**SET EXERCISE**
Reproduce the listing exactly and skip over any pictures.

---- SUPPLIED MATERIAL

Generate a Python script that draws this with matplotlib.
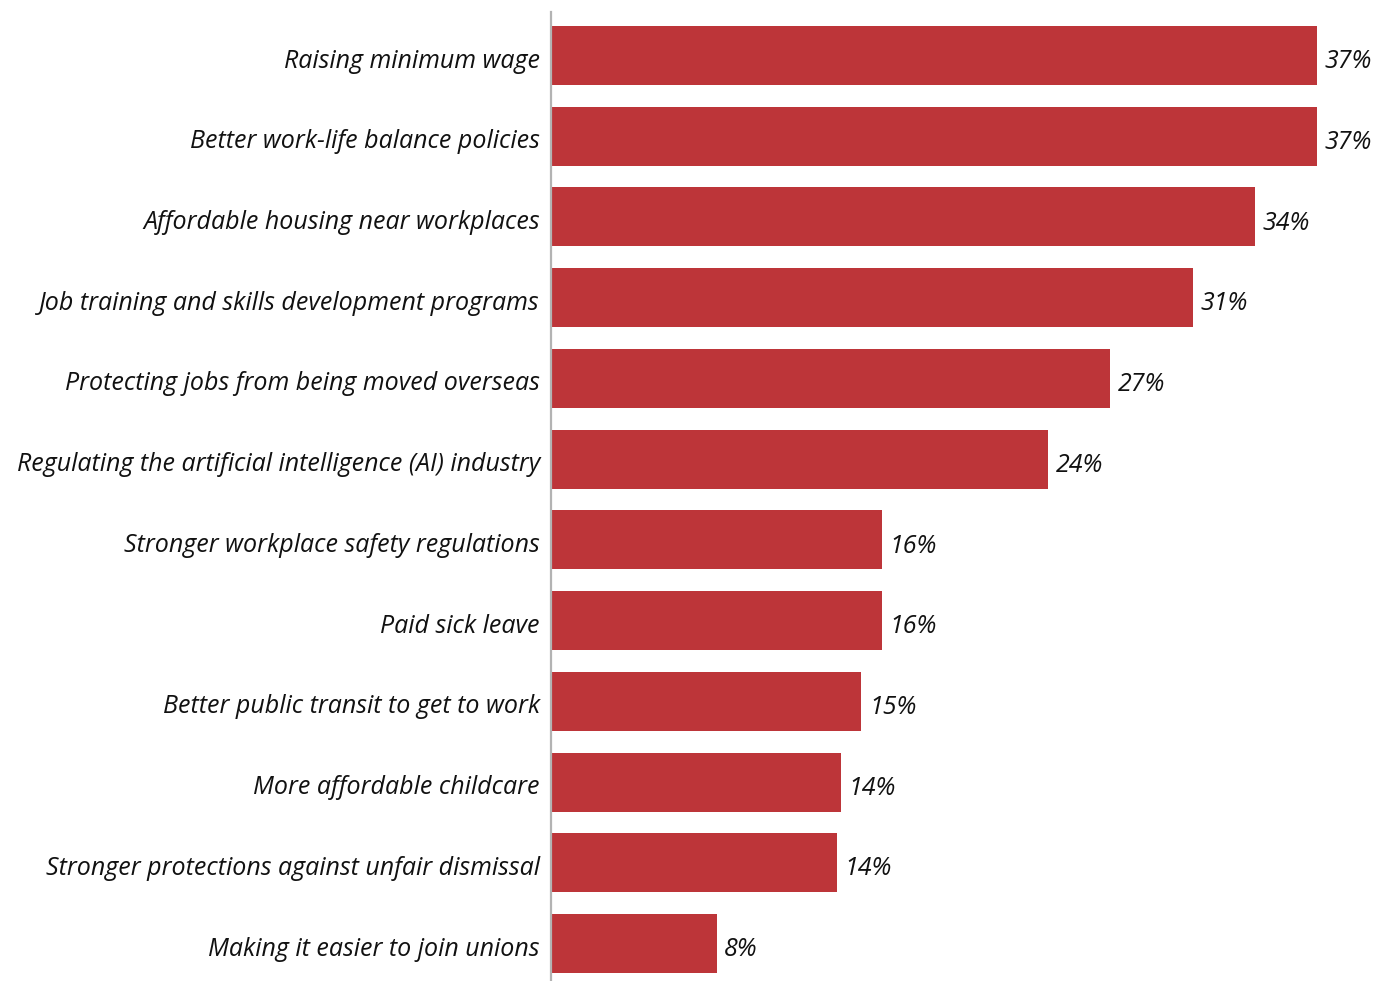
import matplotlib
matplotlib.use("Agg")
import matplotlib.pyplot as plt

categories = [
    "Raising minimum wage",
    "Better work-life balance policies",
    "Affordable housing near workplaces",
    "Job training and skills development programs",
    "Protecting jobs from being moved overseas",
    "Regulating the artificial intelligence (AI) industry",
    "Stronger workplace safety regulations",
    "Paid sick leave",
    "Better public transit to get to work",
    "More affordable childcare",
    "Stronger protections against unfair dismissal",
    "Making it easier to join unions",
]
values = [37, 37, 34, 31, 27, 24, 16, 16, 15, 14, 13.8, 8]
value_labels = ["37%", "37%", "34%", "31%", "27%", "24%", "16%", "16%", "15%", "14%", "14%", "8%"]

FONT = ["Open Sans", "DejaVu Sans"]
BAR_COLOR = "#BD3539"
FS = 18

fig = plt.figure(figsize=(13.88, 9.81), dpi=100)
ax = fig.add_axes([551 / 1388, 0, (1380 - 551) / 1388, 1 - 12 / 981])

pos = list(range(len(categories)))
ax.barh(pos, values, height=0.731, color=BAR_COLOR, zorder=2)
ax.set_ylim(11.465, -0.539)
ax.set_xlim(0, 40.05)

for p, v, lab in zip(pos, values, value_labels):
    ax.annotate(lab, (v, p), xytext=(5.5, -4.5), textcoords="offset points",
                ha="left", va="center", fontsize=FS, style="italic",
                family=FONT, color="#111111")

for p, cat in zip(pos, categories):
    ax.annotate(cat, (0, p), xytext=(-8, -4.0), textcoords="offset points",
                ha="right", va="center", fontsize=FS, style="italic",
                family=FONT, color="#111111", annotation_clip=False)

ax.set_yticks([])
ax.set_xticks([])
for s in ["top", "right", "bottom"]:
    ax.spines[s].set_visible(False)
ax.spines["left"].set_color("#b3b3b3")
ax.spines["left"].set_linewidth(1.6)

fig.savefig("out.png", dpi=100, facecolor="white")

--------

**FULL SOLUTION**
Generate a Python script that draws this with matplotlib.
import matplotlib
matplotlib.use("Agg")
import matplotlib.pyplot as plt

categories = [
    "Raising minimum wage",
    "Better work-life balance policies",
    "Affordable housing near workplaces",
    "Job training and skills development programs",
    "Protecting jobs from being moved overseas",
    "Regulating the artificial intelligence (AI) industry",
    "Stronger workplace safety regulations",
    "Paid sick leave",
    "Better public transit to get to work",
    "More affordable childcare",
    "Stronger protections against unfair dismissal",
    "Making it easier to join unions",
]
values = [37, 37, 34, 31, 27, 24, 16, 16, 15, 14, 13.8, 8]
value_labels = ["37%", "37%", "34%", "31%", "27%", "24%", "16%", "16%", "15%", "14%", "14%", "8%"]

FONT = ["Open Sans", "DejaVu Sans"]
BAR_COLOR = "#BD3539"
FS = 18

fig = plt.figure(figsize=(13.88, 9.81), dpi=100)
ax = fig.add_axes([551 / 1388, 0, (1380 - 551) / 1388, 1 - 12 / 981])

pos = list(range(len(categories)))
ax.barh(pos, values, height=0.731, color=BAR_COLOR, zorder=2)
ax.set_ylim(11.465, -0.539)
ax.set_xlim(0, 40.05)

for p, v, lab in zip(pos, values, value_labels):
    ax.annotate(lab, (v, p), xytext=(5.5, -4.5), textcoords="offset points",
                ha="left", va="center", fontsize=FS, style="italic",
                family=FONT, color="#111111")

for p, cat in zip(pos, categories):
    ax.annotate(cat, (0, p), xytext=(-8, -4.0), textcoords="offset points",
                ha="right", va="center", fontsize=FS, style="italic",
                family=FONT, color="#111111", annotation_clip=False)

ax.set_yticks([])
ax.set_xticks([])
for s in ["top", "right", "bottom"]:
    ax.spines[s].set_visible(False)
ax.spines["left"].set_color("#b3b3b3")
ax.spines["left"].set_linewidth(1.6)

fig.savefig("out.png", dpi=100, facecolor="white")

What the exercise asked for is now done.